IEEE Santa Clara Valley Chapter
August 20, 2009
Our speaker was Tinoosh Mohsenin (University of California, Davis), and the topic of her presentation was ” A 32 Gbps 2048-bit 10GBASE-T Ethernet Energy Efficient LDPC Decoder with Split-Row Threshold Decoding Method”
Abstract
Low density parity check (LDPC) codes have received significant attention due to their superior error correction performance, and have been considered by emerging communication standards such as 10 Gigabit Ethernet (10GBASE-T), digital video broadcasting (DVBS2), WiMAX (802.16e), Wi-Fi (802.11n) and WPANs (802.15.3c). Due to the codes’ inherently irregular and global communication patterns, high-speed systems that require many processing nodes typically suffer from large wire dominated circuits with low clock rates. The recently introduced Split-Row Threshold decoding algorithms and architectures increase parallelism, significantly reduce wire interconnect complexity, and have a small increase in bit error rate compared to the standard MinSum decoding algorithm. Several Multi-Split-Row Threshold decoders have been implemented in 65 nm CMOS for a (2048,1723) LDPC code compliant with the 10GBASE-T Ethernet standard. The impact of different levels of partitioning on error performance, wire interconnect complexity, decoder area, power dissipation and speed are investigated. A 16-way Split-Row Threshold decoder occupies 5.2 mm^2, runs at 173 MHz, delivers a throughput of 32 Gbps, and dissipates 608 mW at 1.3 V and 11 decoding iterations.
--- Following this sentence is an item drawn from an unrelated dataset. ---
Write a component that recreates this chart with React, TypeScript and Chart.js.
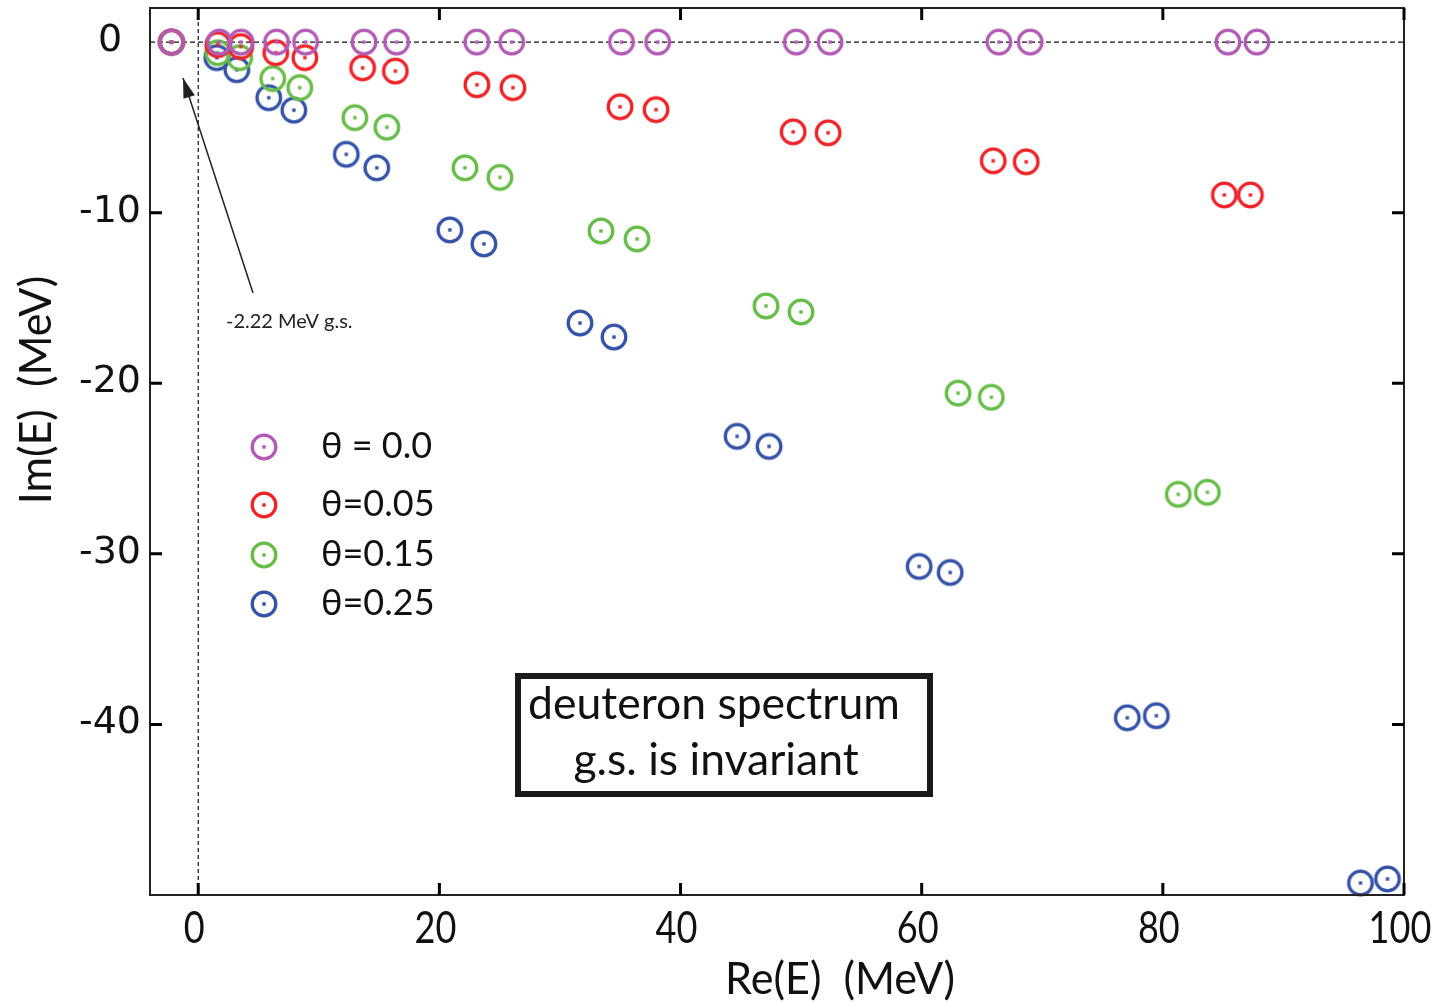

At 0.69 V it delivers 6.4 Gbps and dissipates 35 mW. Compared to a standard MinSum decoder implemented in the same technology and physical design flow, the presented chip is 3.5 times smaller, has a clock rate and throughput 10 times higher, is 3.9 times more energy efficient, and has an error performance degradation of only 0.22 dB.
Biography
Tinoosh Mohsenin received the B.S. degree in electrical engineering from Sharif University, Tehran, Iran, and the M.S. degree in electrical and computer engineering from Rice University, Houston, TX. She is currently pursuing the Ph.D. degree in electrical and computer engineering at the University of California, Davis. She is the designer of the Split-Row, Multi-Split, and Split-Row Threshold decoding algorithms and architectures for low density parity check (LDPC) codes. Her research interests include energy-efficient and high-performance signal processing and error correction architectures including multi-gigabit full-parallel LDPC decoders and many-core processor architecture design.